Isn't I2C will be the bottle neck if fast DSP is used here?
The ultimate bottleneck are the magnetic sensors. They are slow and the faster they go the more noise you get. One of the models I use is the LSM303D, 25-50Hz is the fastest for usable data. This was a few years back, maybe there is something radically better now.

A possible option could be the Texas Instruments TMS320F2837xD series MCUs.
Know that kind of solution. As you mention it takes effort to cram everything nicely in there, I did that kind of effort when I was younger and now I don't see the point when Mhzs are widely available and cheap now.

You mentioned the number crunching is pretty complex - as a rough benchmark could it run at sufficient speed on a Raspberry pi?
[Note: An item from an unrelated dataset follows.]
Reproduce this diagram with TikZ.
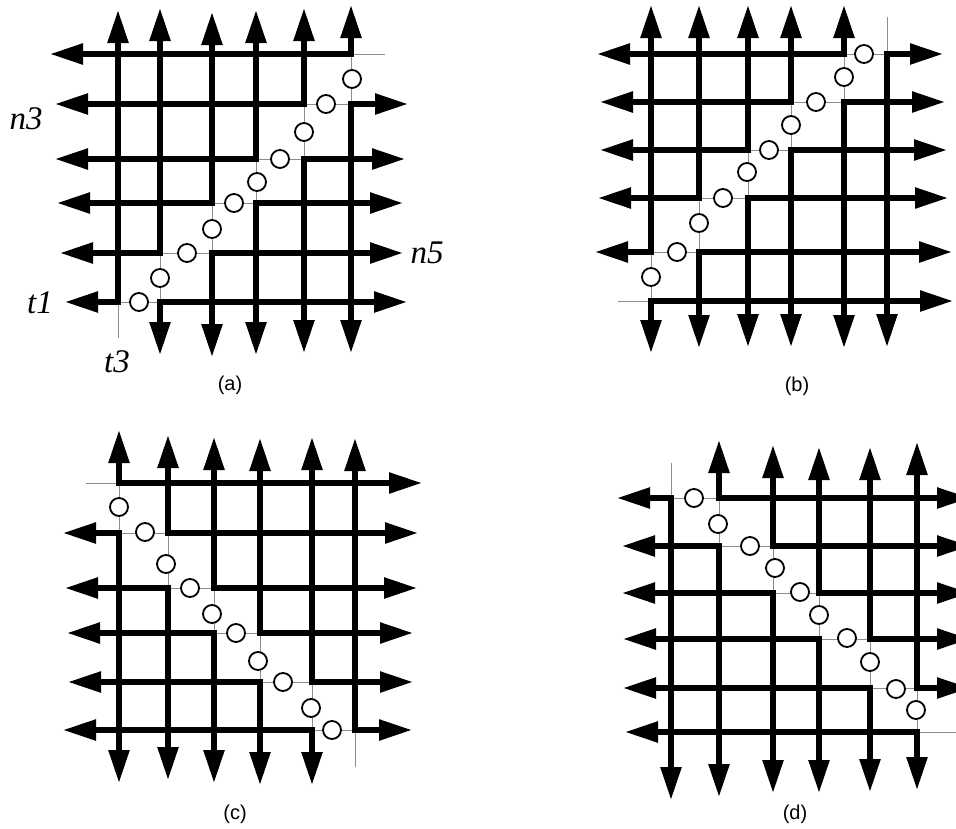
\documentclass[tikz,border=0pt]{standalone}
\usepackage{fontspec}
\setmainfont{Liberation Serif}
\setsansfont{Liberation Sans}
\usetikzlibrary{arrows.meta}
\tikzset{
  wire/.style={line width=5.5pt, line join=miter,
    {Triangle[length=33pt,width=20pt]}-{Triangle[length=33pt,width=20pt]}},
  stair/.style={line width=0.8pt, draw=black!45},
  sw/.style={circle, draw, line width=1.8pt, fill=white, minimum size=18pt, inner sep=0pt},
  lab/.style={font=\fontsize{33}{33}\selectfont\itshape, inner sep=0pt},
  capt/.style={font=\sffamily\fontsize{20}{20}\selectfont, inner sep=0pt}
}
\begin{document}
\begin{tikzpicture}[x=1pt,y=-1pt]
\useasboundingbox (0,0) rectangle (956,828);
\fill[white] (0,0) rectangle (956,828);

% ================= panel (a) =================
\draw[stair] (118,338) -- (118,302) -- (160,302) -- (160,253) -- (212,253) -- (212,203)
  -- (256,203) -- (256,159) -- (304,159) -- (304,104) -- (351,104) -- (351,54) -- (385,54);
\draw[wire] (118,10) -- (118,302) -- (65,302);
\draw[wire] (160,8) -- (160,253) -- (60,253);
\draw[wire] (212,12) -- (212,203) -- (57,203);
\draw[wire] (256,10) -- (256,159) -- (55,159);
\draw[wire] (304,8) -- (304,104) -- (55,104);
\draw[wire] (351,5) -- (351,54) -- (50,54);
\draw[wire] (407,302) -- (160,302) -- (160,355);
\draw[wire] (403,253) -- (212,253) -- (212,357);
\draw[wire] (403,203) -- (256,203) -- (256,355);
\draw[wire] (405,159) -- (304,159) -- (304,353);
\draw[wire] (408,104) -- (351,104) -- (351,353);
\foreach \p [count=\i] in {(139,302),(160,278),(187,253),(212,229),(234,203),(257,182),(280,159),(304,132),(326,104),(352,79)}
  \node[sw] (a\i) at \p {};
\node[lab] (n3) at (26,119) {n3};
\node[lab] (t1) at (40,303) {t1};
\node[lab] (n5) at (427,253) {n5};
\node[lab] (t3) at (117,362) {t3};
\node[capt] (capa) at (230,385) {(a)};

% ================= panel (b) =================
\draw[stair] (618,301) -- (651,301) -- (651,252) -- (699,252) -- (699,198) -- (748,198)
  -- (748,150) -- (791,150) -- (791,102) -- (844,102) -- (844,54) -- (887,54) -- (887,17);
\draw[wire] (651,5) -- (651,252) -- (595,252);
\draw[wire] (699,5) -- (699,198) -- (598,198);
\draw[wire] (748,5) -- (748,150) -- (600,150);
\draw[wire] (791,5) -- (791,102) -- (600,102);
\draw[wire] (844,5) -- (844,54) -- (597,54);
\draw[wire] (953,301) -- (651,301) -- (651,353);
\draw[wire] (952,252) -- (699,252) -- (699,348);
\draw[wire] (948,198) -- (748,198) -- (748,347);
\draw[wire] (947,150) -- (791,150) -- (791,347);
\draw[wire] (945,102) -- (844,102) -- (844,348);
\draw[wire] (943,54) -- (887,54) -- (887,347);
\foreach \p [count=\i] in {(651,277),(677,252),(699,223),(723,198),(747,172),(769,150),(791,125),(816,102),(844,77),(864,54)}
  \node[sw] (b\i) at \p {};
\node[capt] (capb) at (797,386) {(b)};

% ================= panel (c) =================
\draw[stair] (86,483) -- (119,483) -- (119,533) -- (168,533) -- (168,588) -- (214,588)
  -- (214,633) -- (260,633) -- (260,682) -- (312,682) -- (312,730) -- (355,730) -- (355,767);
\draw[wire] (119,430) -- (119,483) -- (422,483);
\draw[wire] (168,435) -- (168,533) -- (418,533);
\draw[wire] (214,437) -- (214,588) -- (417,588);
\draw[wire] (260,438) -- (260,633) -- (413,633);
\draw[wire] (312,437) -- (312,682) -- (413,682);
\draw[wire] (355,438) -- (355,730) -- (412,730);
\draw[wire] (63,533) -- (119,533) -- (119,783);
\draw[wire] (65,588) -- (168,588) -- (168,780);
\draw[wire] (67,633) -- (214,633) -- (214,783);
\draw[wire] (68,682) -- (260,682) -- (260,785);
\draw[wire] (63,730) -- (312,730) -- (312,785);
\foreach \p [count=\i] in {(119,507),(145,532),(166,564),(190,588),(212,614),(236,633),(258,661),(283,682),(311,708),(332,730)}
  \node[sw] (c\i) at \p {};
\node[capt] (capc) at (235,814) {(c)};

% ================= panel (d) =================
\draw[stair] (671,463) -- (671,498) -- (719,498) -- (719,546) -- (773,546) -- (773,593)
  -- (819,593) -- (819,639) -- (870,639) -- (870,688) -- (917,688) -- (917,732) -- (960,732);
\draw[wire] (617,498) -- (671,498) -- (671,800);
\draw[wire] (622,546) -- (719,546) -- (719,797);
\draw[wire] (622,593) -- (773,593) -- (773,793);
\draw[wire] (623,639) -- (819,639) -- (819,793);
\draw[wire] (623,688) -- (870,688) -- (870,792);
\draw[wire] (625,732) -- (917,732) -- (917,790);
\draw[wire] (719,440) -- (719,498) -- (970,498);
\draw[wire] (773,445) -- (773,546) -- (970,546);
\draw[wire] (819,447) -- (819,593) -- (970,593);
\draw[wire] (870,447) -- (870,639) -- (970,639);
\draw[wire] (917,442) -- (917,688) -- (970,688);
\foreach \p [count=\i] in {(694,498),(718,524),(750,546),(775,568),(800,592),(819,615),(847,638),(870,662),(896,689),(916,710)}
  \node[sw] (d\i) at \p {};
\node[capt] (capd) at (795,814) {(d)};
\end{tikzpicture}
\end{document}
I don't know yet. The algorithm I have programmed is a simplified version. The general algorithm considers the magnet at any position, I use Euler angles to make rotations and it gets computational intensive when you have to search the whole space.

If your algorithm performs a long consecutive chain of calculations, FPGA is not the best choice. FPGA is good at doing things in parallel.

True. But its part sequential part parallel. The iterations for minimization of course have to be done in series. But 4x4 matrix inverses, jacobians or sines could be hardwired, that amounts to a LOT of 16-bit multiplies.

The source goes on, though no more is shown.